One time a woman said, "Keith, people use balloon releases for grieving."
I pointed to the picture of the dead whale, and I told her that this makes some of us grieve.
If it weren't for those good people that do the necropsies, we wouldn't know about cases like this.
I need help letting people know that these balloons don't go to heaven.
[gentle uplifting music] So a live sperm whale came ashore in North Carolina.
What I wanted was to estimate the age of this whale.
Weird thing about deep divers, they lack upper jaw teeth.
And that's the case of sperm whales.
So this is the original tooth from that socket.
I cut it.
And if you look carefully, lines are revealed.
We think those lines correspond to years of growth, like rings in a tree, and enabled me to estimate that this was a 23-year-old whale when it came ashore and died.

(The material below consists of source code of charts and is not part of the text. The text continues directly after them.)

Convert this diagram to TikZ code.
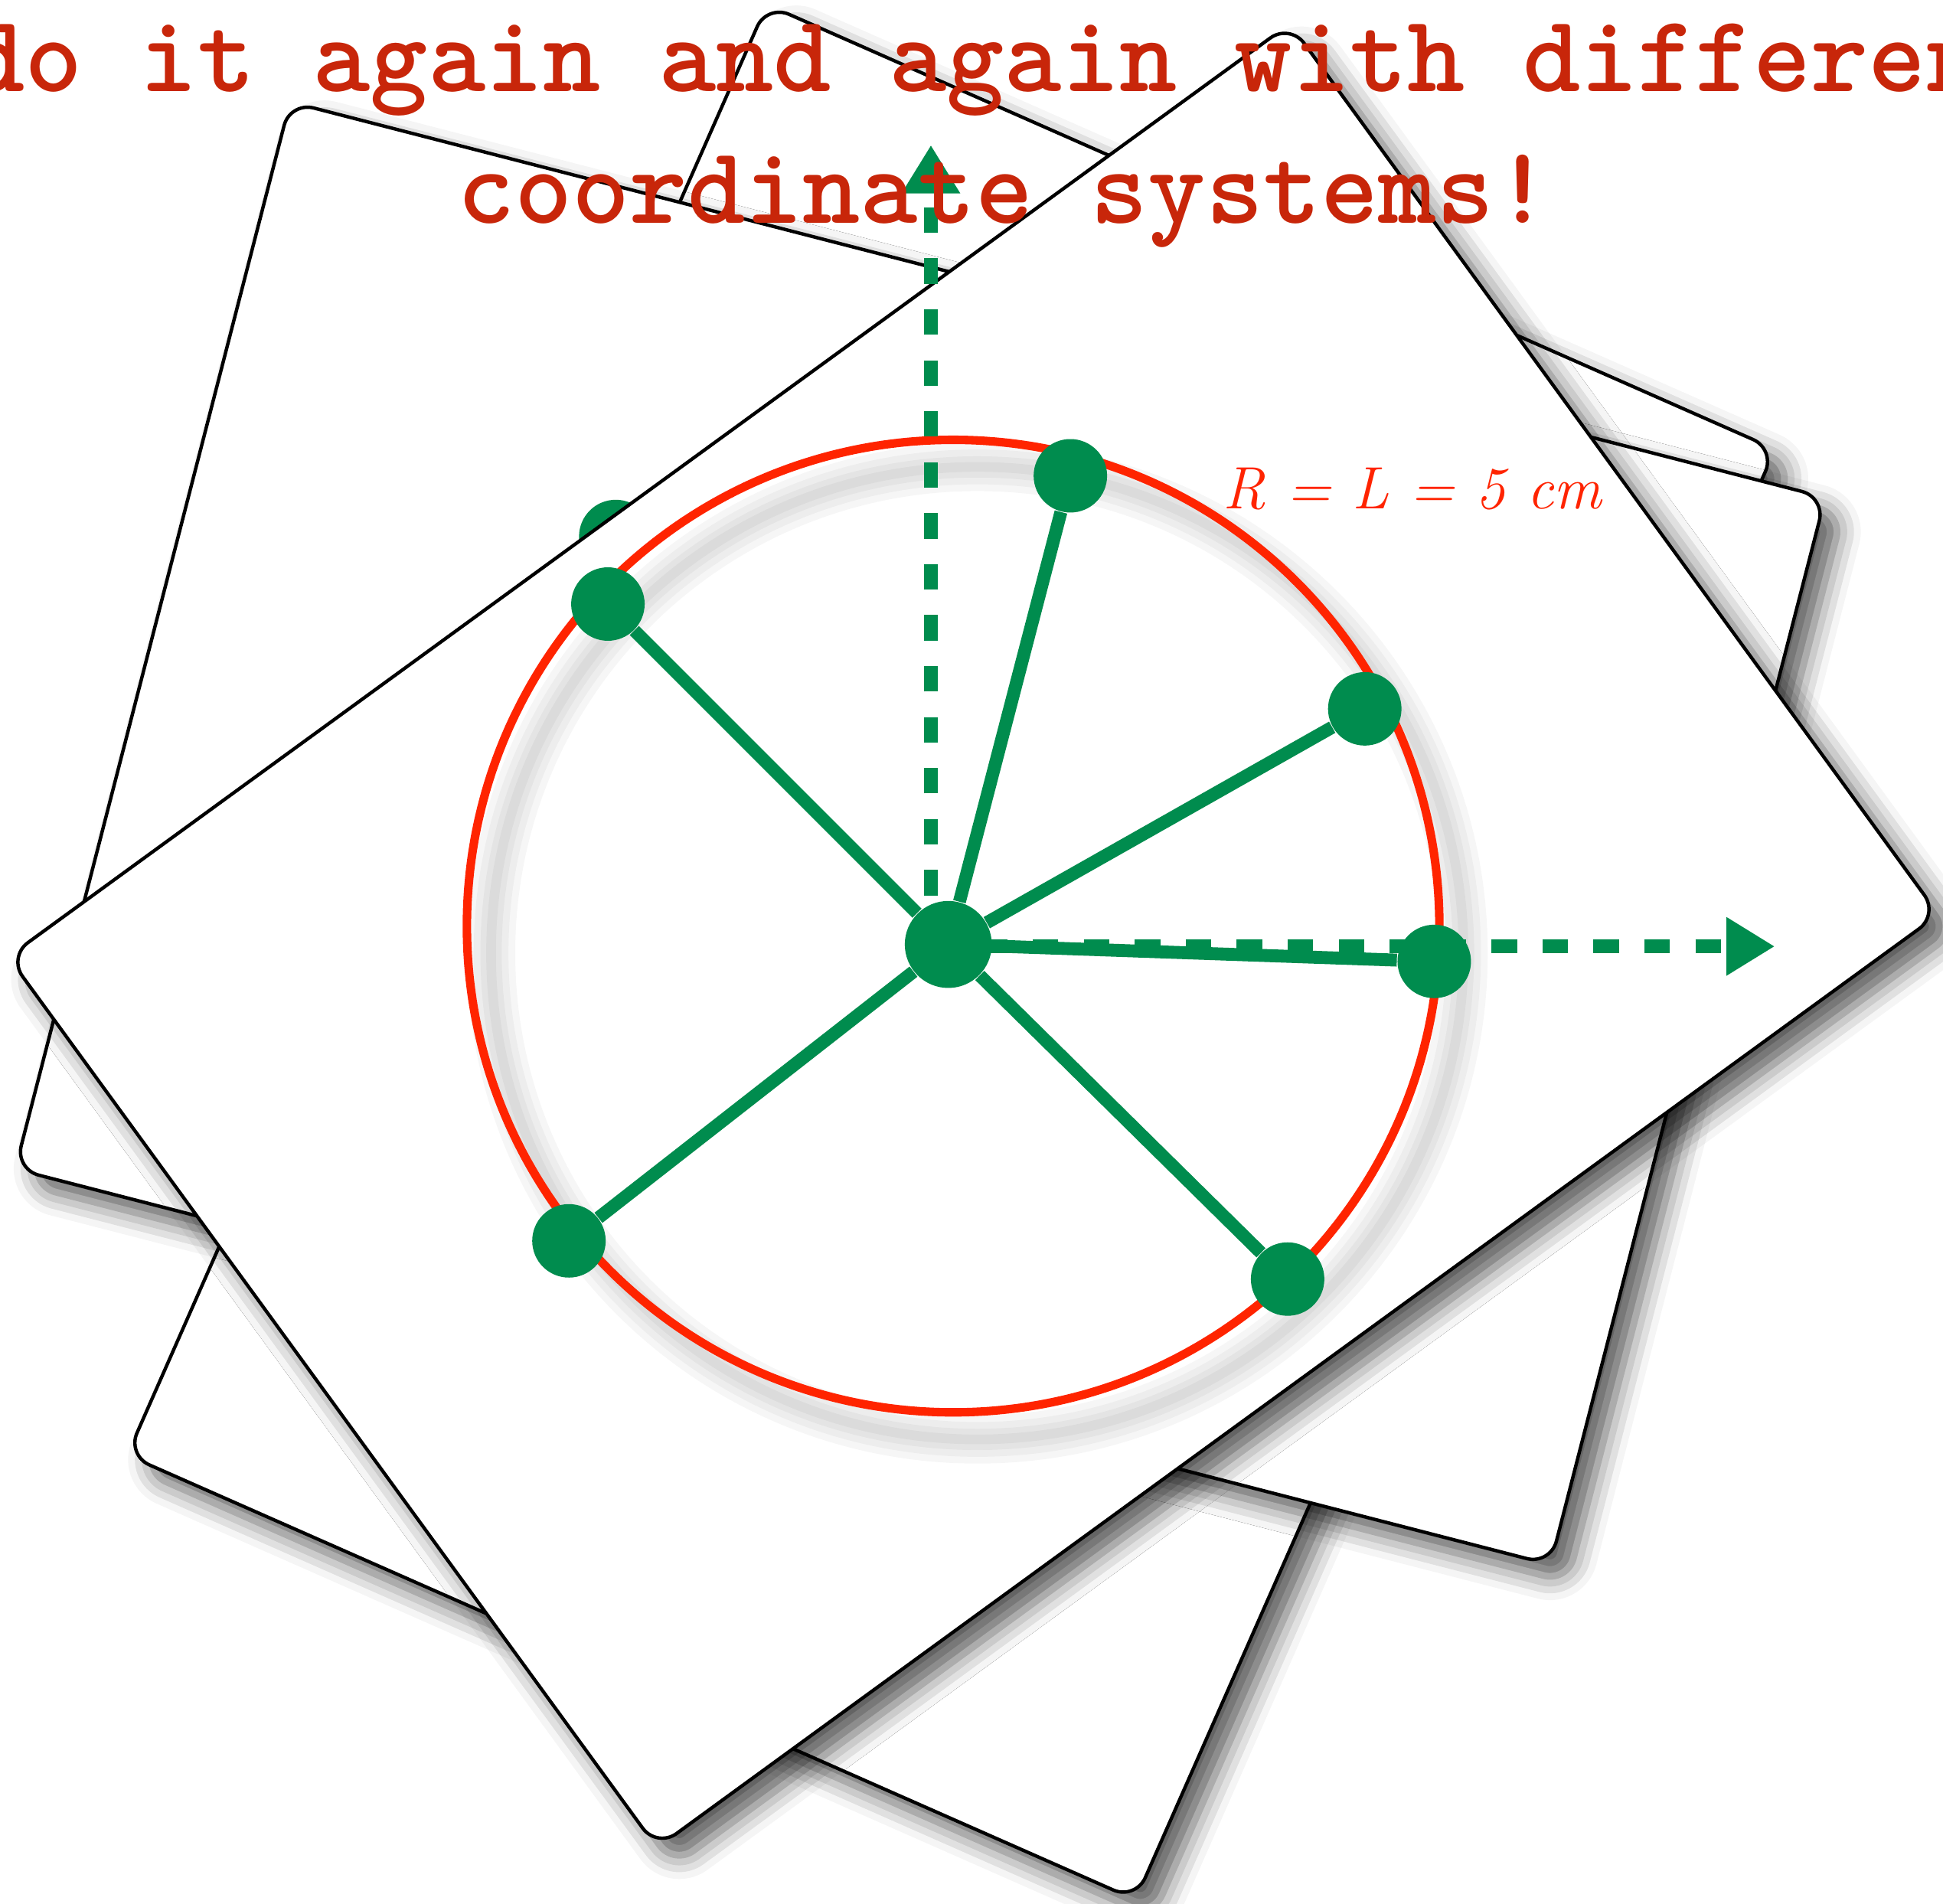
\documentclass[tikz,border=0pt]{standalone}
\usepackage{tikz}
\usetikzlibrary{arrows.meta,shadows.blur}

\definecolor{dotgreen}{RGB}{0,140,78}
\definecolor{ringred}{RGB}{255,36,0}
\definecolor{titlered}{RGB}{200,38,10}

\tikzset{
  card/.style={draw, fill=white, line width=1pt, rounded corners=0.25cm,
    inner sep=0pt, minimum width=16.4cm, minimum height=11.4cm,
    blur shadow={shadow xshift=5pt, shadow yshift=-5pt,
      shadow blur radius=7pt, shadow opacity=65}},
  dot/.style={circle, fill=dotgreen, inner sep=0pt, minimum size=0.76cm},
  spoke/.style={dotgreen, line width=3.8pt},
  axis/.style={dotgreen, line width=4pt, dash pattern=on 7.5pt off 7.5pt,
    -{Triangle[length=0.5cm,width=0.57cm]}},
  haze/.style={black, opacity=0.035}
}

\begin{document}
\begin{tikzpicture}
\useasboundingbox (-9.81,-9.92) rectangle (10.29,9.77);

% the sheets, back to front
\node[card, rotate=66.2] (cardC) at (0.03,-0.08) {};
\node[card, rotate=-14.45] (cardB) at (-0.29,1.15) {};
\node[dot] (q) at (-3.44,4.22) {};
\node[card, rotate=36.06] (cardD) at (0.26,0.09) {};

% soft shadow of the ring
\coordinate (m) at (0.05,0.19);
\coordinate (ms) at (0.3,-0.09);
\draw[haze, line width=0.5cm] (ms) circle (5.03);
\draw[haze, line width=0.36cm] (ms) circle (5.03);
\draw[haze, line width=0.22cm] (ms) circle (5.03);
\draw[haze, line width=0.1cm] (ms) circle (5.03);
\draw[ringred, line width=2.5pt] (m) circle (5.03);

% axes
\coordinate (ax) at (-0.18,-0.02);
\coordinate (xe) at (8.55,-0.02);
\coordinate (ye) at (-0.18,8.27);
\draw[axis] (ax) -- (xe);
\draw[axis] (ax) -- (ye);

% the star
\node[dot, minimum size=0.9cm] (o) at (0,0) {};
\node[dot] (p1) at (75.4:5.01) {};
\node[dot] (p2) at (135:4.98) {};
\node[dot] (p3) at (29.5:4.95) {};
\node[dot] (p4) at (-2:5.03) {};
\node[dot] (p5) at (218:4.98) {};
\node[dot] (p6) at (-44.6:4.93) {};
\draw[spoke] (o) -- (p1);
\draw[spoke] (o) -- (p2);
\draw[spoke] (o) -- (p3);
\draw[spoke] (o) -- (p4);
\draw[spoke] (o) -- (p5);
\draw[spoke] (o) -- (p6);

\node[ringred, anchor=base west, font=\fontsize{17.6}{21}\selectfont\itshape] (lbl) at (2.72,4.51) {R = L = 5 cm};

\node[titlered, anchor=base, font=\fontsize{32.3}{38}\selectfont\ttfamily\bfseries] (t1) at (0.58,8.82) {do it again and again with different};
\node[titlered, anchor=base, font=\fontsize{32.3}{38}\selectfont\ttfamily\bfseries] (t2) at (0.58,7.46) {coordinate systems!};
\end{tikzpicture}
\end{document}
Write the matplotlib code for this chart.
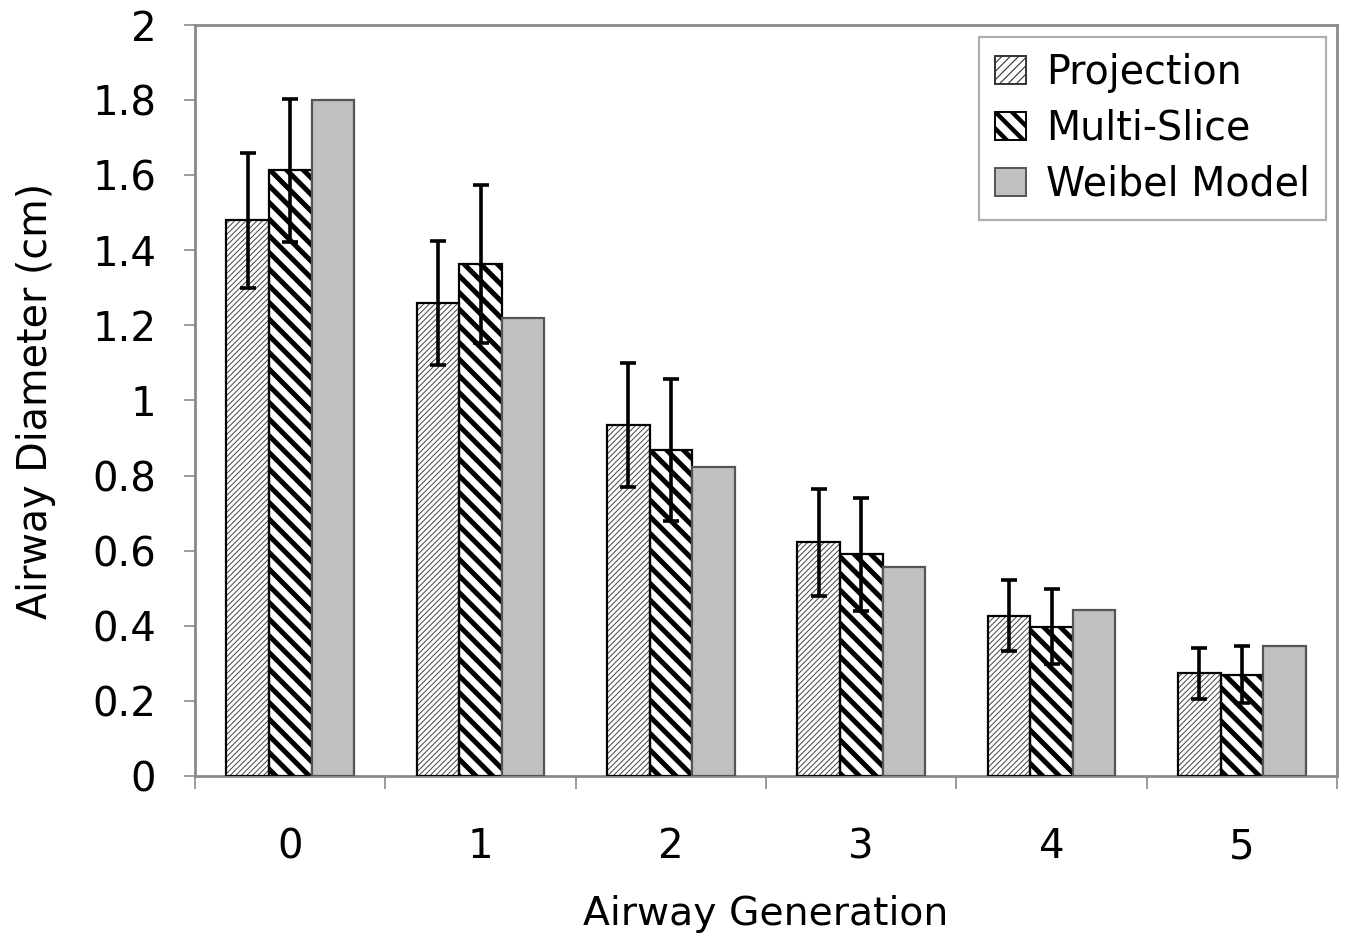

If it's not a toothed whale, the other group of whales are baleen whales.
They lack teeth.
And the baleen is only in the upper jaw, and inside the lower jaw in the throat when they're feeding, is literally tons of water and terrified fish.
It's easy to say, "Whales do this, whales do that."
But they're as different as elephants and shrews.
Whales that are swimming out there, they see opportunities and barriers that we're not even close to recognizing.
Well, I'd like you to look at this.
The red dot is a tagged right whale, and it's doing what's predictable, a northbound migration.
The blue are ships.
Just feel free to wince with me every time you see a blue slash intersect the red dot, which is the whale.
These are just the ships that wanna donate their location and time and identity for this study.
It made it, and it's amazing anything does.
[soft music] And this is the biggest thing that will ever be in here.
Pitfall is a skeleton of a 37 foot 3-year-old humpback whale that came ashore on North Duxbury Beach, Massachusetts in 2001.
The necropsy revealed that she had been hit by a ship.
The ship strike snapped her upper jaws off her face.
It broke, I mean, this is like an oak tree.
The veterinarians told me she probably died instantly.
We have just about completed the skull.
We're starting to mount the vertebrae on this pipe that will support them, starting to mount the ribs.
The flippers of this girl will be 12 feet long.
And so that is an accurate mock-up, and that will be our guide.
And there's a couple other ship-striked whales on exhibit places, and they did a beautiful job covering up all the damage, and I didn't wanna make this look pretty.
[soft atmospheric music] I am trying to figure out a way to not be such a bummer.
I think I have this disease, it's called distantoceanphobia, fear of being away from the ocean.
I just made that up.
That was a joke.
- Oh, cool.
- I have something positive to share with you, and it actually gives me goosebumps to be able to say this.
We have documented 35 species of citations in North Carolina.
What's the big deal about 35?
Well, this isn't a competition.
I'm not bragging.
I would love to be proven wrong, but that's more than any other state.
So I want anyone who comes into the Bone Henge Whale Center, or comes to a presentation, or sees an exhibit, to be aware of that incredible diversity.
We can produce things to teach people and people can learn.
Meet Kanga.
We created this so that educators can take the box to venues, festivals, schools, and it'll be the complete skeleton of a bottlenose dolphin.
And compared to humans, what's similar, and what's different.
And the flippers of a dolphin are the same bones we have in our arms, including phalanges arranged into five digits.
Not many places people get to see that.
It's just so incredible, that a sperm whale, like what stranded on Cape Lookout, can alter everything in my life.
I want them to know, not just that this is a sperm whale skeleton.
Oh look, isn't that cool?
I want them to know where it stranded and when, and just use the skeleton to help tell more of a story, the story of this endangered species.
Why is it endangered?
Do they still exist on earth, or are they extinct?
Can we still see them in North Carolina?
And wow, isn't that cool?
'Cause the answer is yes.
I mean, I'm an environmentalist.
I care deeply about protecting marine life.
I want people to know how much we have to lose.